陽も暮れかかってきているが、旧市街地は賑やかだ。ちょっと喉が渇いたので、何か飲んでいくかな。そう思って、ちょっと奥まった所にある店に入る。「ハロー」と挨拶されるのだが、これは英語と同じだ。因みに、この国は「ボスニア語」が話されていて、文字はロシア語のようなものを使用している。

「カファ」つまりはコーヒーを注文する。しかし、この国のコーヒーは、いつも飲んでいるものとは違う。銅製の小さなポットと、日本酒のおちょこみたいなものが運ばれてくるのだ。ガイドブックによると、これは「ボスニアン・コーヒー」と呼ばれていて、銅製のポットにコーヒーと水を入れて沸かし、少し放置してから上澄みを飲むということだ。

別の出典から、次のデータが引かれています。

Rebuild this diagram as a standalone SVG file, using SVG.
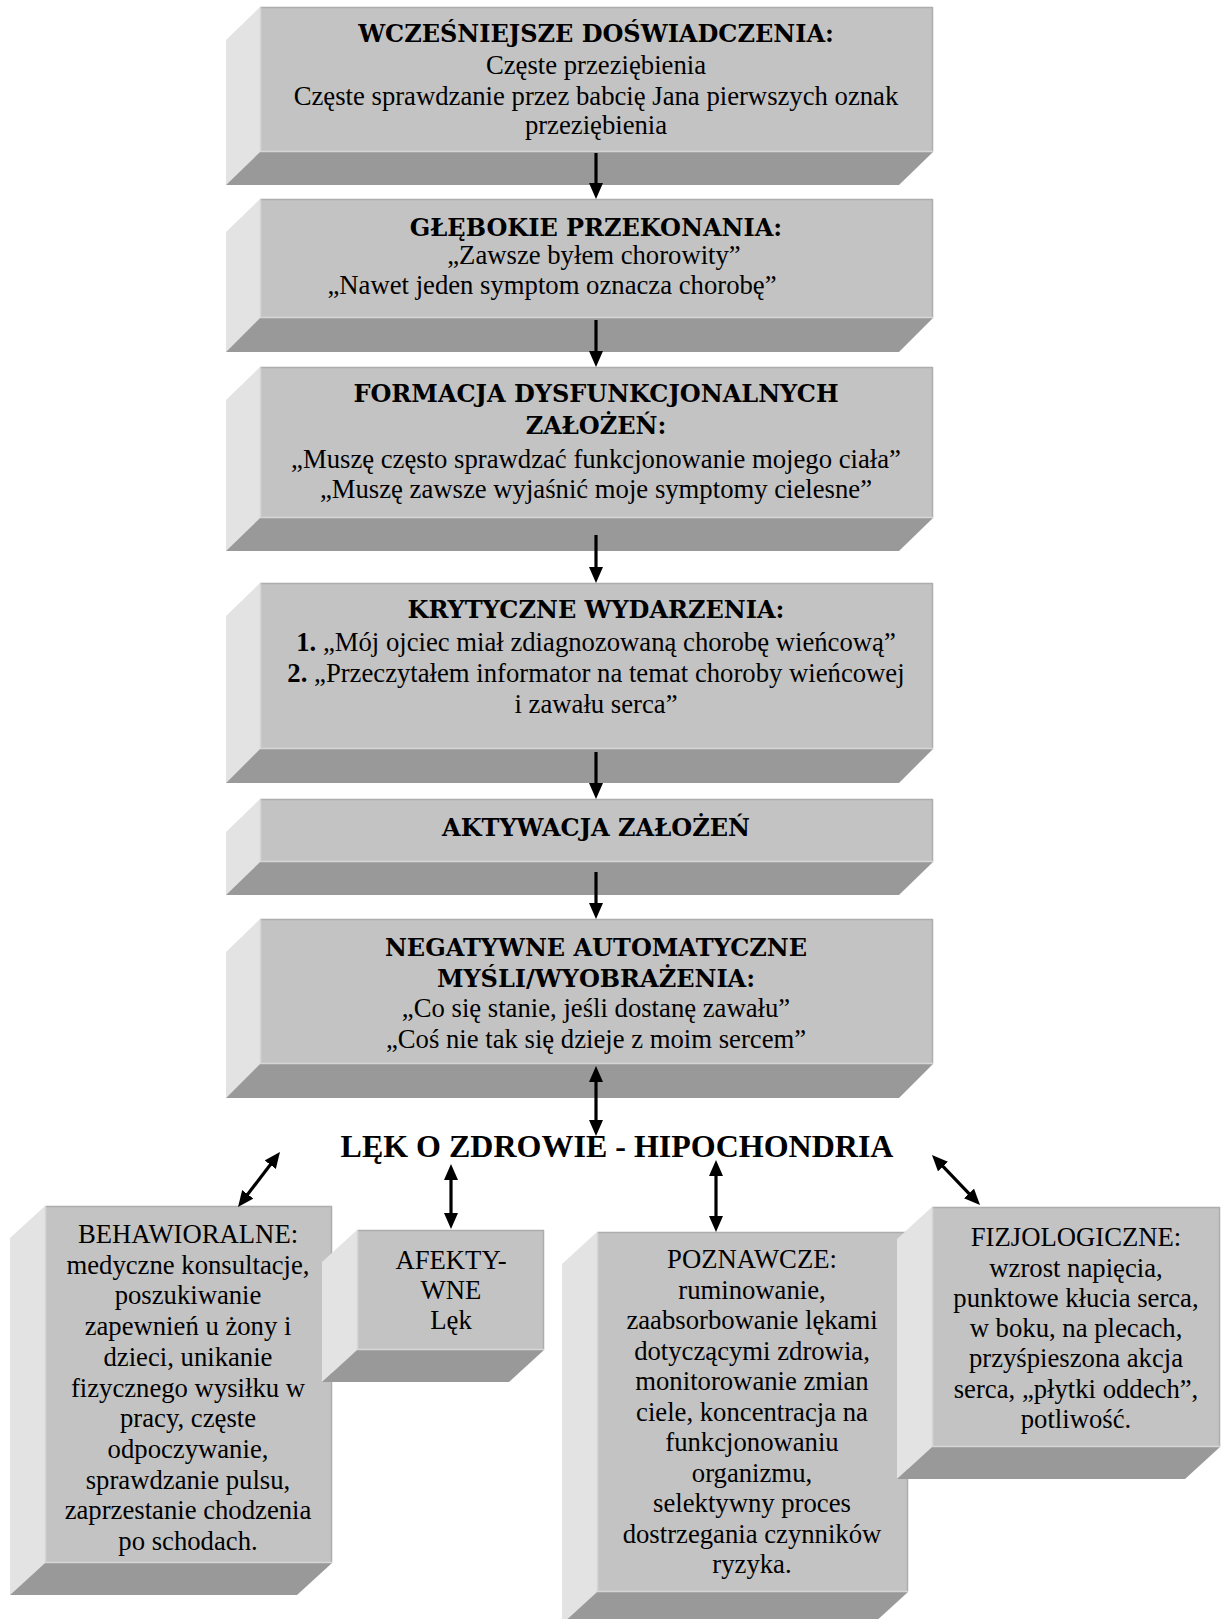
<svg xmlns="http://www.w3.org/2000/svg" width="1226" height="1619" viewBox="0 0 1226 1619">
<defs>
<style>
.front{fill:#c3c3c3}
.side{fill:#e3e3e3}
.bottom{fill:#999999}
.edge{stroke:#adadad;stroke-width:1.5;fill:none}
.hl{stroke:#d6d6d6;stroke-width:1.5;fill:none}
.ttl{font-family:"DejaVu Serif","Liberation Serif",serif;font-weight:bold;font-size:24px;fill:#000;text-anchor:middle}
.txt{font-family:"Liberation Serif","Times New Roman",serif;font-size:26.7px;fill:#000;text-anchor:middle}
.big{font-family:"Liberation Serif","Times New Roman",serif;font-weight:bold;font-size:32px;fill:#000;text-anchor:middle}
.arr{stroke:#000;stroke-width:3.2;fill:none}
</style>
<marker id="ah" markerUnits="userSpaceOnUse" markerWidth="16" markerHeight="14" refX="6" refY="7" orient="auto-start-reverse" viewBox="0 0 16 14">
<path d="M0,0 L16,7 L0,14 Z" fill="#000"/>
</marker>
</defs>
<rect width="1226" height="1619" fill="#fff"/>

<g id="box1">
<polygon class="side" points="260,7 226,40 226,185 260,152"/>
<polygon class="bottom" points="260,152 933,152 899,185 226,185"/>
<rect class="front" x="260" y="7" width="673" height="145"/>
<path class="edge" d="M260,7.5 H933 M932.5,7 V152"/>
<path class="hl" d="M260.5,7 V152 M260,151.5 H933"/>
<text class="ttl" x="596" y="42">WCZEŚNIEJSZE DOŚWIADCZENIA:</text>
<text class="txt" x="596" y="74">Częste przeziębienia</text>
<text class="txt" x="596" y="105">Częste sprawdzanie przez babcię Jana pierwszych oznak</text>
<text class="txt" x="596" y="134">przeziębienia</text>
</g>

<g id="box2">
<polygon class="side" points="260,199 226,232 226,352 260,318"/>
<polygon class="bottom" points="260,318 933,318 899,352 226,352"/>
<rect class="front" x="260" y="199" width="673" height="119"/>
<path class="edge" d="M260,199.5 H933 M932.5,199 V318"/>
<path class="hl" d="M260.5,199 V318 M260,317.5 H933"/>
<text class="ttl" x="596" y="236">GŁĘBOKIE PRZEKONANIA:</text>
<text class="txt" x="594" y="264">„Zawsze byłem chorowity”</text>
<text class="txt" x="552" y="294">„Nawet jeden symptom oznacza chorobę”</text>
</g>

<g id="box3">
<polygon class="side" points="260,367 226,400 226,551 260,518"/>
<polygon class="bottom" points="260,518 933,518 899,551 226,551"/>
<rect class="front" x="260" y="367" width="673" height="151"/>
<path class="edge" d="M260,367.5 H933 M932.5,367 V518"/>
<path class="hl" d="M260.5,367 V518 M260,517.5 H933"/>
<text class="ttl" x="596" y="402">FORMACJA DYSFUNKCJONALNYCH</text>
<text class="ttl" x="596" y="434">ZAŁOŻEŃ:</text>
<text class="txt" x="596" y="468">„Muszę często sprawdzać funkcjonowanie mojego ciała”</text>
<text class="txt" x="596" y="498">„Muszę zawsze wyjaśnić moje symptomy cielesne”</text>
</g>

<g id="box4">
<polygon class="side" points="260,583 226,616 226,783 260,749"/>
<polygon class="bottom" points="260,749 933,749 899,783 226,783"/>
<rect class="front" x="260" y="583" width="673" height="166"/>
<path class="edge" d="M260,583.5 H933 M932.5,583 V749"/>
<path class="hl" d="M260.5,583 V749 M260,748.5 H933"/>
<text class="ttl" x="596" y="618">KRYTYCZNE WYDARZENIA:</text>
<text class="txt" x="596" y="651"><tspan font-weight="bold">1.</tspan> „Mój ojciec miał zdiagnozowaną chorobę wieńcową”</text>
<text class="txt" x="596" y="682"><tspan font-weight="bold">2.</tspan> „Przeczytałem informator na temat choroby wieńcowej</text>
<text class="txt" x="596" y="713">i zawału serca”</text>
</g>

<g id="box5">
<polygon class="side" points="260,799 226,832 226,895 260,862"/>
<polygon class="bottom" points="260,862 933,862 899,895 226,895"/>
<rect class="front" x="260" y="799" width="673" height="63"/>
<path class="edge" d="M260,799.5 H933 M932.5,799 V862"/>
<path class="hl" d="M260.5,799 V862 M260,861.5 H933"/>
<text class="ttl" x="596" y="836">AKTYWACJA ZAŁOŻEŃ</text>
</g>

<g id="box6">
<polygon class="side" points="260,919 226,952 226,1098 260,1064"/>
<polygon class="bottom" points="260,1064 933,1064 899,1098 226,1098"/>
<rect class="front" x="260" y="919" width="673" height="145"/>
<path class="edge" d="M260,919.5 H933 M932.5,919 V1064"/>
<path class="hl" d="M260.5,919 V1064 M260,1063.5 H933"/>
<text class="ttl" x="596" y="956">NEGATYWNE AUTOMATYCZNE</text>
<text class="ttl" x="596" y="987">MYŚLI/WYOBRAŻENIA:</text>
<text class="txt" x="596" y="1017">„Co się stanie, jeśli dostanę zawału”</text>
<text class="txt" x="596" y="1048">„Coś nie tak się dzieje z moim sercem”</text>
</g>

<g id="title">
<text class="big" x="617" y="1157">LĘK O ZDROWIE - HIPOCHONDRIA</text>
</g>

<g id="behawioralne">
<polygon class="side" points="45,1206 10,1238 10,1595 45,1563"/>
<polygon class="bottom" points="45,1563 332,1563 297,1595 10,1595"/>
<rect class="front" x="45" y="1206" width="287" height="357"/>
<path class="edge" d="M45,1206.5 H332 M331.5,1206 V1563"/>
<path class="hl" d="M45.5,1206 V1563 M45,1562.5 H332"/>
<text class="txt" x="188" y="1243">BEHAWIORALNE:</text>
<text class="txt" x="188" y="1273.7">medyczne konsultacje,</text>
<text class="txt" x="188" y="1304.4">poszukiwanie</text>
<text class="txt" x="188" y="1335.1">zapewnień u żony i</text>
<text class="txt" x="188" y="1365.8">dzieci, unikanie</text>
<text class="txt" x="188" y="1396.5">fizycznego wysiłku w</text>
<text class="txt" x="188" y="1427.2">pracy, częste</text>
<text class="txt" x="188" y="1457.9">odpoczywanie,</text>
<text class="txt" x="188" y="1488.6">sprawdzanie pulsu,</text>
<text class="txt" x="188" y="1519.3">zaprzestanie chodzenia</text>
<text class="txt" x="188" y="1550">po schodach.</text>
</g>

<g id="afektywne">
<polygon class="side" points="357,1230 322,1262 322,1382 357,1350"/>
<polygon class="bottom" points="357,1350 544,1350 509,1382 322,1382"/>
<rect class="front" x="357" y="1230" width="187" height="120"/>
<path class="edge" d="M357,1230.5 H544 M543.5,1230 V1350"/>
<path class="hl" d="M357.5,1230 V1350 M357,1349.5 H544"/>
<text class="txt" x="451" y="1269">AFEKTY-</text>
<text class="txt" x="451" y="1299">WNE</text>
<text class="txt" x="451" y="1329">Lęk</text>
</g>

<g id="poznawcze">
<polygon class="side" points="597,1232 562,1264 562,1624 597,1592"/>
<polygon class="bottom" points="597,1592 908,1592 873,1624 562,1624"/>
<rect class="front" x="597" y="1232" width="311" height="360"/>
<path class="edge" d="M597,1232.5 H908 M907.5,1232 V1592"/>
<path class="hl" d="M597.5,1232 V1592 M597,1591.5 H908"/>
<text class="txt" x="752" y="1268">POZNAWCZE:</text>
<text class="txt" x="752" y="1298.5">ruminowanie,</text>
<text class="txt" x="752" y="1329">zaabsorbowanie lękami</text>
<text class="txt" x="752" y="1359.5">dotyczącymi zdrowia,</text>
<text class="txt" x="752" y="1390">monitorowanie zmian</text>
<text class="txt" x="752" y="1420.5">ciele, koncentracja na</text>
<text class="txt" x="752" y="1451">funkcjonowaniu</text>
<text class="txt" x="752" y="1481.5">organizmu,</text>
<text class="txt" x="752" y="1512">selektywny proces</text>
<text class="txt" x="752" y="1542.5">dostrzegania czynników</text>
<text class="txt" x="752" y="1573">ryzyka.</text>
</g>

<g id="fizjologiczne">
<polygon class="side" points="932,1207 897,1239 897,1479 932,1447"/>
<polygon class="bottom" points="932,1447 1220,1447 1185,1479 897,1479"/>
<rect class="front" x="932" y="1207" width="288" height="240"/>
<path class="edge" d="M932,1207.5 H1220 M1219.5,1207 V1447"/>
<path class="hl" d="M932.5,1207 V1447 M932,1446.5 H1220"/>
<text class="txt" x="1076" y="1246">FIZJOLOGICZNE:</text>
<text class="txt" x="1076" y="1277">wzrost napięcia,</text>
<text class="txt" x="1076" y="1307">punktowe kłucia serca,</text>
<text class="txt" x="1076" y="1337">w boku, na plecach,</text>
<text class="txt" x="1076" y="1367">przyśpieszona akcja</text>
<text class="txt" x="1076" y="1398">serca, „płytki oddech”,</text>
<text class="txt" x="1076" y="1428">potliwość.</text>
</g>

<g id="connectors">
<line class="arr" x1="596" y1="153" x2="596" y2="189" marker-end="url(#ah)"/>
<line class="arr" x1="596" y1="320" x2="596" y2="357" marker-end="url(#ah)"/>
<line class="arr" x1="596" y1="535" x2="596" y2="573" marker-end="url(#ah)"/>
<line class="arr" x1="596" y1="752" x2="596" y2="789" marker-end="url(#ah)"/>
<line class="arr" x1="596" y1="872" x2="596" y2="909" marker-end="url(#ah)"/>
<line class="arr" x1="596" y1="1076" x2="596" y2="1126" marker-start="url(#ah)" marker-end="url(#ah)"/>
<line class="arr" x1="273.9" y1="1160" x2="244.1" y2="1199" marker-start="url(#ah)" marker-end="url(#ah)"/>
<line class="arr" x1="451" y1="1174" x2="451" y2="1219" marker-start="url(#ah)" marker-end="url(#ah)"/>
<line class="arr" x1="716" y1="1170" x2="716" y2="1222" marker-start="url(#ah)" marker-end="url(#ah)"/>
<line class="arr" x1="938.9" y1="1162.2" x2="973.1" y2="1197.8" marker-start="url(#ah)" marker-end="url(#ah)"/>
</g>
</svg>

一応店員に「どうやって飲むのか」とたずねてみる。すると「砂糖を入れて、かき混ぜ、少しおいてからおちょこに注ぐんだ」と、ガイドブックの通りに説明してくれる。さて、そのようにして飲むコーヒーだが、洗練された味ではない。しかし、この苦味のみならず、渋味も一緒に味わうところがいかにも「ボスニック」という感じだ。悪くないね。


これがボスニアコーヒーだ
右上の銅のポットの上澄みを、その下の陶器のおちょこに注ぐ

2マルク(130円)を払って、店を出る。喫茶店のお茶はあまり高くないので、気軽に飲めるところが嬉しいな。そう思い満足して、ホテルに戻る。すると、朝とは違うとても可愛らしい女性がフロントの番をしている。明日から頑張って、お友達になろう。そう思って、部屋に戻るとドッと疲れが出てくる。時刻は16時だが、日本時間ならば既に23時だ。道理で眠いわけだ。ここで少し休んでから、夕食に出かけるとしよう。